Le nucléaire, c’est donc l’avenir : comment pourrait-il en être autrement ? Ce récit enthousiaste a si bien percolé dans la conversation publique au cours des derniers mois qu’il a convaincu la majorité du personnel politique, et sans doute une grande part de l’opinion. Outre l’occupation des plateaux de télévision ou de radio par les consultants et éditorialistes pronucléaires, quelques micro-influenceurs assistés d’une armada de trolls anonymes ont pratiqué une stratégie d’endiguement sur les réseaux sociaux, lançant des campagnes de harcèlement et de dénigrement contre toute personnalité émettant la moindre réserve sur la relance du programme nucléaire national.

Des réserves, il en existe pourtant bel et bien. Ces dernières années, le réchauffement met en évidence de plus en plus cruellement la vulnérabilité des centrales à l’élévation des températures. Aujourd’hui, c’est début mai que les problèmes commencent au Blayais. En août 2018, les centrales de Saint-Alban et de Bugey étaient partiellement mises à l’arrêt pour des raisons analogues. L’été suivant, les mêmes ainsi que celle de Golfech étaient également ralenties. En août 2020, pour la première fois de son histoire, la centrale de Chooz était à son tour momentanément mise à l’arrêt pour des raisons semblables.

Tant vanté pour sa stabilité et son caractère pilotable, le nucléaire pourrait verser dans l’intermittence bien plus tôt qu’on ne le pense. D’ailleurs, entre les arrêts programmés pour maintenance et ceux dus à des soupçons de corrosion ou de fissures dans les tuyauteries, près de la moitié des réacteurs français avaient stoppé leur activité fin avril, selon EDF.
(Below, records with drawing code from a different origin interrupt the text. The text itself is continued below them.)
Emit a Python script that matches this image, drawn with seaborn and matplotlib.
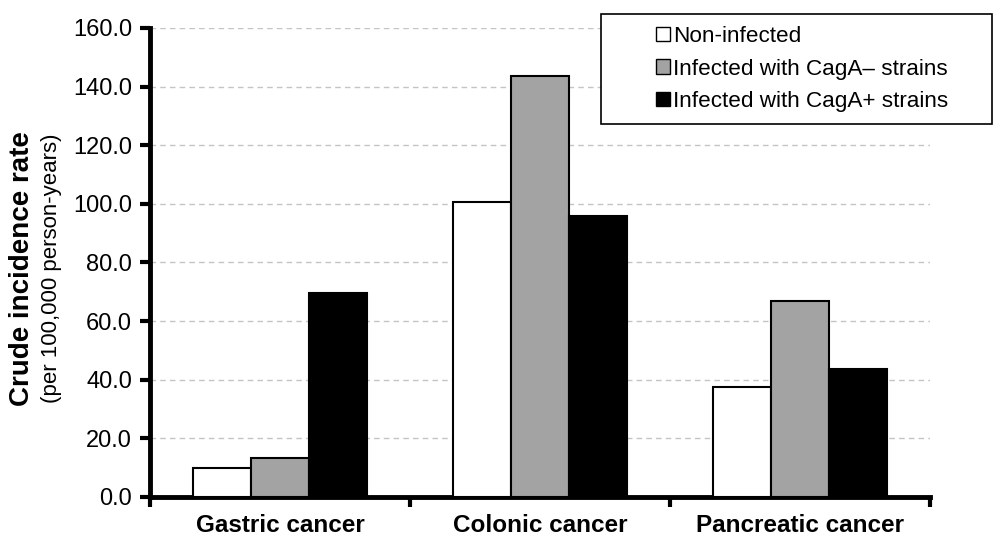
import matplotlib
matplotlib.use("Agg")
import matplotlib.pyplot as plt
import matplotlib.patches as mpatches
import seaborn as sns
import pandas as pd

categories = ["Gastric cancer", "Colonic cancer", "Pancreatic cancer"]
series = ["Non-infected", "Infected with CagA\u2013 strains", "Infected with CagA+ strains"]
non_infected = [10.0, 100.7, 37.6]
caga_neg = [13.3, 143.6, 66.8]
caga_pos = [69.7, 95.9, 43.7]
yticks = [0, 20, 40, 60, 80, 100, 120, 140, 160]
colors = ["#ffffff", "#a3a3a3", "#000000"]

rows = []
for s, vals in zip(series, [non_infected, caga_neg, caga_pos]):
    for c, v in zip(categories, vals):
        rows.append({"Cancer": c, "Group": s, "Rate": v})
df = pd.DataFrame(rows)

sns.set_theme(style="ticks")
plt.rcParams["font.family"] = ["Liberation Sans", "DejaVu Sans"]
plt.rcParams["text.color"] = "black"
plt.rcParams["xtick.labelcolor"] = "black"
plt.rcParams["ytick.labelcolor"] = "black"
plt.rcParams["axes.labelcolor"] = "black"

fig = plt.figure(figsize=(9.97, 5.37), dpi=100)
ax = fig.add_axes([0.1505, 0.0745, 0.7825, 0.8735])

sns.barplot(data=df, x="Cancer", y="Rate", hue="Group", order=categories,
            hue_order=series, palette=colors, width=0.67, gap=0,
            edgecolor="black", linewidth=1.5, saturation=1, ax=ax,
            legend=False, zorder=3)

ax.set_ylim(0, 160)
ax.set_xlim(-0.5, 2.5)
ax.set_yticks(yticks)
ax.set_yticklabels([f"{t:.1f}" for t in yticks], fontsize=17, color="black")
ax.yaxis.grid(True, linestyle=(0, (4, 3)), color="#c4c4c4", linewidth=1, zorder=0)
ax.set_axisbelow(True)
ax.set_xticks(range(len(categories)))
ax.set_xticklabels(categories, fontsize=17.5, fontweight="bold", color="black")
ax.set_xticks([-0.5, 0.5, 1.5, 2.5], minor=True)
ax.tick_params(axis="x", which="major", bottom=True, length=0, pad=12)
ax.tick_params(axis="x", which="minor", bottom=True, length=7, width=3, color="black", direction="out")
ax.tick_params(axis="y", which="major", left=True, length=7, width=3, color="black", direction="out", pad=6)
ax.set_xlabel("")
ax.set_ylabel("")
for side in ["top", "right"]:
    ax.spines[side].set_visible(False)
for side in ["left", "bottom"]:
    ax.spines[side].set_linewidth(3.5)
    ax.spines[side].set_color("black")

fig.text(0.022, 0.5, "Crude incidence rate", rotation=90, ha="center", va="center",
         fontsize=20, fontweight="bold", color="black")
fig.text(0.052, 0.5, "(per 100,000 person-years)", rotation=90, ha="center", va="center",
         fontsize=16, color="black")

# legend box
rect = mpatches.Rectangle((0.603, 0.769), 0.392, 0.205, transform=fig.transFigure,
                          facecolor="white", edgecolor="black", linewidth=1.2, zorder=5)
fig.patches.append(rect)
handles = [mpatches.Patch(facecolor=c, edgecolor="black", linewidth=1) for c in colors]
leg = fig.legend(handles, series, loc="center left", bbox_to_anchor=(0.658, 0.8715),
                 frameon=False, fontsize=16.2, handlelength=0.6, handleheight=0.6,
                 handletextpad=0.15, labelspacing=0.5, borderpad=0, borderaxespad=0,
                 labelcolor="black")
leg.set_zorder(6)

fig.savefig("out.png", dpi=100)
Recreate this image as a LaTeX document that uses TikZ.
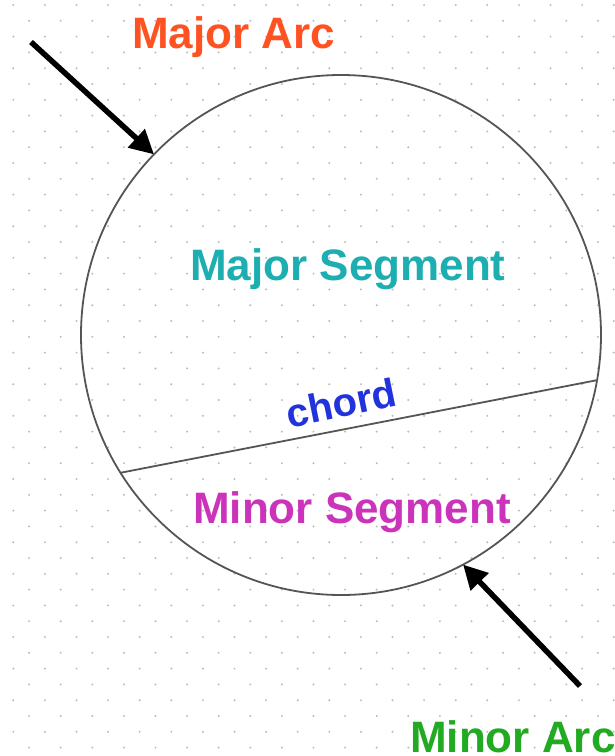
\documentclass[tikz,border=0pt]{standalone}
\usepackage{fontspec}
\setmainfont{Liberation Sans}
\usetikzlibrary{arrows.meta}
\definecolor{majarc}{HTML}{FF5222}
\definecolor{majseg}{HTML}{1CAEB0}
\definecolor{chordc}{HTML}{2233DD}
\definecolor{minseg}{HTML}{CC33BB}
\definecolor{minarc}{HTML}{22AA22}
\definecolor{dotc}{HTML}{BBBBBB}
\definecolor{linec}{HTML}{555555}
\tikzset{
  lbl/.style={inner sep=0pt, font=\fontsize{44}{44}\selectfont\bfseries},
  bigarrow/.style={line width=5.5pt, black, -{Triangle[length=24pt,width=24pt]}},
  thinline/.style={draw=linec, line width=1.8pt}
}
\begin{document}
\begin{tikzpicture}[x=1pt,y=-1pt]
\useasboundingbox (0,0) rectangle (614,756);
\fill[white] (0,0) rectangle (614,756);
% dotted grid
\foreach \j in {0,...,48}{
  \pgfmathsetmacro{\yy}{5+15.8*\j}
  \pgfmathsetmacro{\off}{mod(\j,2)*15.8}
  \foreach \i in {0,...,19}{
    \fill[dotc] ({13.3+\off+31.6*\i},\yy) circle (1.1pt);
  }
}
% circle
\node[circle, thinline, minimum size=520pt, inner sep=0pt, outer sep=0pt] (c) at (341,335) {};
% chord
\draw[thinline] (c.212.6) -- (c.350.5);
% arrows
\coordinate (t1) at (31,42);
\coordinate (t2) at (580,686);
\draw[bigarrow] (t1) -- (c.136.2);
\draw[bigarrow] (t2) -- (c.298.2);
% labels
\node[lbl, text=majarc, anchor=base west] (lmajarc) at (132,48) {Major Arc};
\node[lbl, text=majseg, anchor=base west] (lmajseg) at (190,280) {Major Segment};
\node[lbl, text=minseg, anchor=base west] (lminseg) at (193,523) {Minor Segment};
\node[lbl, text=minarc, anchor=base west] (lminarc) at (410,752) {Minor Arc};
\node[lbl, text=chordc, rotate=11.5, font=\fontsize{40}{40}\selectfont\bfseries] (lchord) at (341,403) {chord};
\end{tikzpicture}
\end{document}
Bien sûr, ces problèmes induits par l’élévation des températures sont les mêmes pour les centrales thermiques classiques (gaz, charbon, etc.) et ne sont pas nécessairement insurmontables : il est possible de renforcer les systèmes d’aéroréfrigération, et de localiser les futurs EPR plus près de l’océan pour pallier les effets prévisibles de la hausse du mercure sur le débit des cours d’eau. Mais si des problèmes peuvent survenir dès le mois de mai, dans un monde réchauffé d’à peine plus de 1 °C – comme c’est désormais le cas –, qui peut prévoir ce qui se produira avec les EPR conçus aujourd’hui et qui – s’ils ne subissent pas un retard de dix ans, comme celui de Flamanville – entreront en production en 2040 ?

Des questions pas rhétoriques

Selon le Groupe d’experts intergouvernemental sur l’évolution du climat (GIEC), le plus probable est que le réchauffement dépasserait alors quelque 2 °C, dans le cas du maintien d’un scénario « business as usual » – il n’existe aujourd’hui aucune raison de penser que la trajectoire actuelle sera infléchie. Comment ces cathédrales de technologie s’accommoderont-elles d’un climat plus différent encore du climat actuel que le climat actuel ne l’est de celui de la fin du XIXe siècle ? Et comment finiront-elles leur carrière, autour de 2090, sur une planète peut-être enfiévrée de 4 °C ?

Les ingénieurs le savent : ces questions ne sont pas rhétoriques. La conception et le dimensionnement de telles installations reposent sur de délicats calculs évaluant la probabilité que surviennent certains événements (séismes, tsunamis, inondations, sécheresses ou canicules sévères, etc.). Mais pour conduire ces calculs, le recul historique est nécessaire… Comment évaluer ces risques dans un monde qui n’est pas encore advenu ?

Comment anticiper ce qui peut se produire lorsque l’océan s’élève de plusieurs centimètres par an, lorsque des millions de mètres cubes d’algues corrosives, dopées par les températures, peuvent endiguer les côtes plusieurs semaines durant, lorsque les fleuves ne s’écoulent plus que quelques mois par an ? Pouvait-on imaginer, il y a seulement quelques années, que la ville de Liège (Belgique) serait partiellement évacuée en plein été (juillet 2021) pour cause d’inondations dantesques, à l’origine de près de 300 morts ? Aurait-on jugé possible que 18 % de la forêt australienne brûle en une seule saison (2019-2020) à cause des incendies ? Que les 8 millions d’habitants de Madras (Inde) soient ravitaillés en eau (juillet 2019) par camions et trains spéciaux ?

Quoi qu’il arrive, les prochaines décennies promettent les montagnes russes au thermomètre et à l’eau. Deux variables capricieuses dont les prochains jours nous rappelleront qu’elles seront au nucléaire ce que le vent est à l’éolien et le soleil au photovoltaïque.